Employees are able to refuse to monitor, read or respond to contact or attempted contact outside their working hours, unless their refusal is unreasonable. This includes contact or attempted contact from their employer or another person if the contact is worked related (e.g. another employee or a client).

To determine whether a refusal is unreasonable, the following is considered:

  • the reason for the contact or attempted contact
  • how the contact or attempted contact is made and the level of disruption it causes the employee
  • the nature of the employee’s role and their level of responsibility
  • the employee’s personal circumstances, including family or caring responsibilities
  • whether the employee is compensated or paid extra for being available outside their ordinary working hours.

If an employer and employee are unable to resolve a dispute about the right to disconnect, they can apply to the Fair Work Commission for assistance.

 

Digital labour platforms

The legislation provides the Fair Work Commission with additional powers for ‘regulated workers’ – i.e. instructors that are hired via a digital labour platform.
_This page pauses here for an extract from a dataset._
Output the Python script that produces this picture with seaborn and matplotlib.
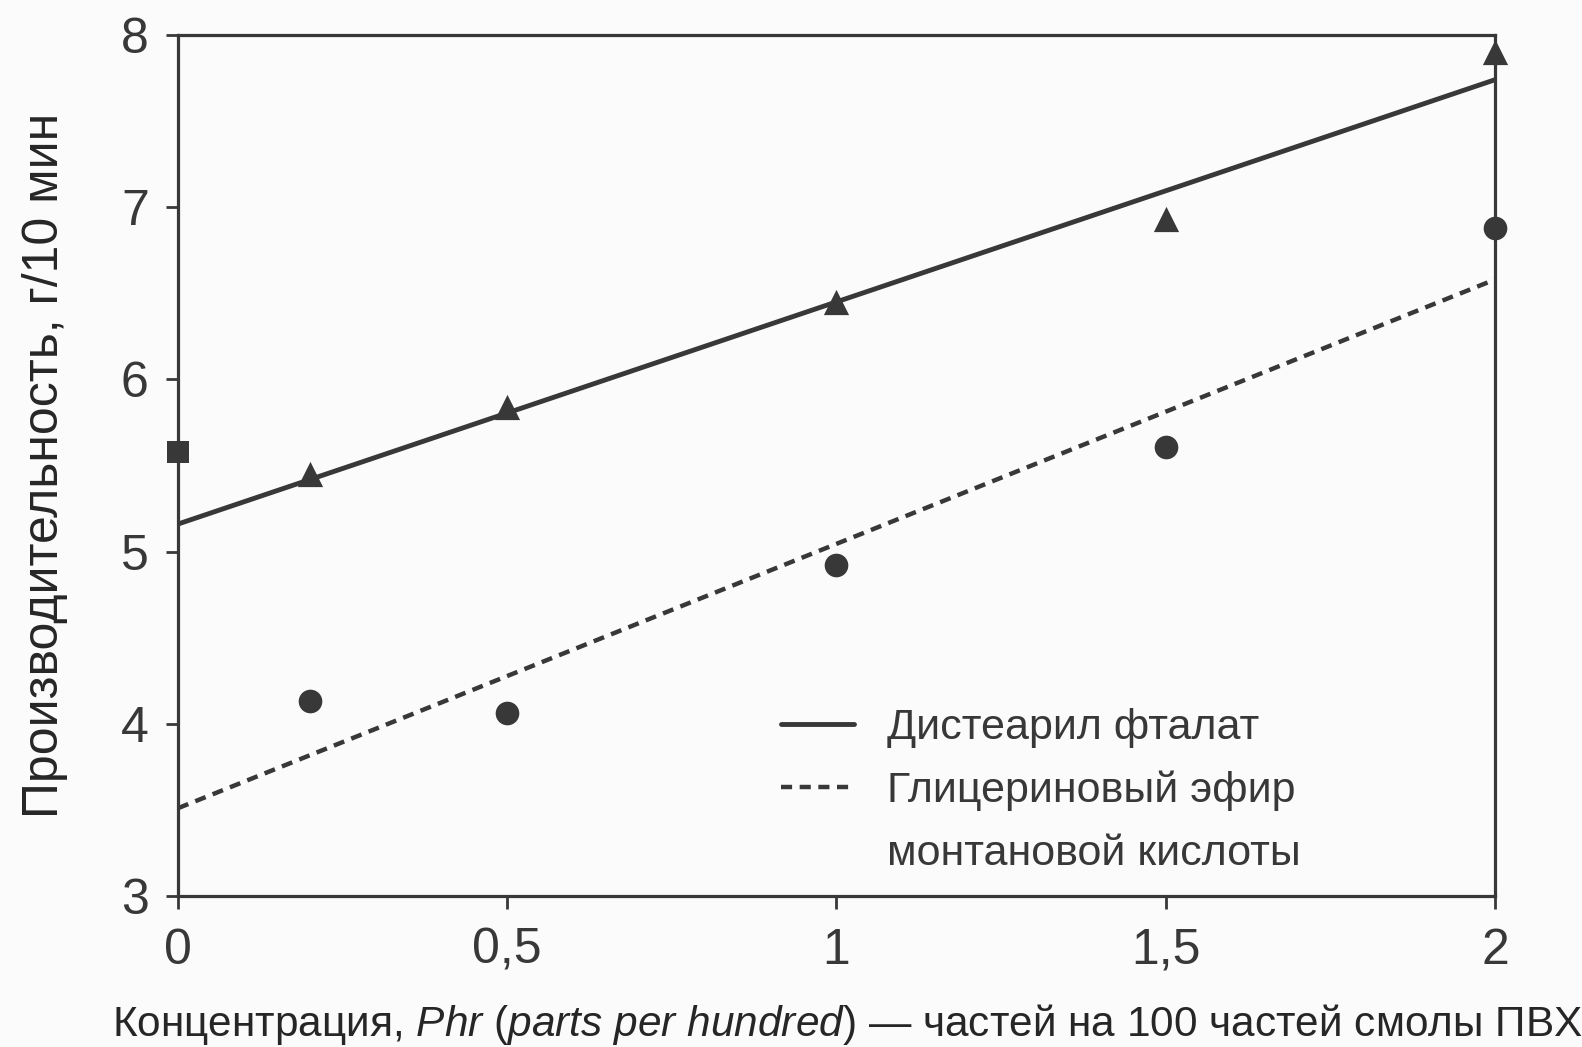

A digital labour platform is any online system, website or application that facilitates or helps manage the contractual relationship between a studio and an instructor. Note that is not a scheduling system – it is a platform that enables the hiring of instructors to teach classes.

Under the amendments, an instructor can be deemed to be an ‘employee-like worker’. The Fair Work Commission will have powers to set minimum standard orders (binding) and guidelines (non-binding), resolve disputes resulting from the deactivation of an account on the platform and register collective bargaining agreements.

Studios and instructors should take care if they are engaging through a digital labour platform and make informed decisions with reference to the FW Act.

 

Intentional underpayments

These laws come into effect from 1 January 2025. Intentional underpayment of employees will become a criminal offence. Employers cannot intentionally engage in conduct that results in not paying wages or benefits (e.g. superannuation) that they are required to pay.

Employers will commit an offence if:

  • they’re required to pay an amount to an employee (such as wages), or on behalf of or for the benefit of an employee (such as superannuation) under the Fair Work Act, or an industrial instrument
  • they intentionally engage in conduct that results in their failure to pay those amounts to or for the employee on or before the day they’re due to be paid.

There will be a voluntary Small Business Wage Compliance Code. Compliance with the code will mean that small businesses won’t be criminally prosecuted if they underpay their employees. The code is yet to be developed. If you are a small business (less than 15 employees) stay informed through Fair Work Australia so you can comply with the code when it commences.

 

Conclusion

Understanding this legislation is critical for studio owners and instructors. For more information, go visit: https://www.fwc.gov.au/about-us/closing-loopholes-acts-whats-changing

Seek professional advice if you are uncertain about any aspects of the changes or how they apply to your situation.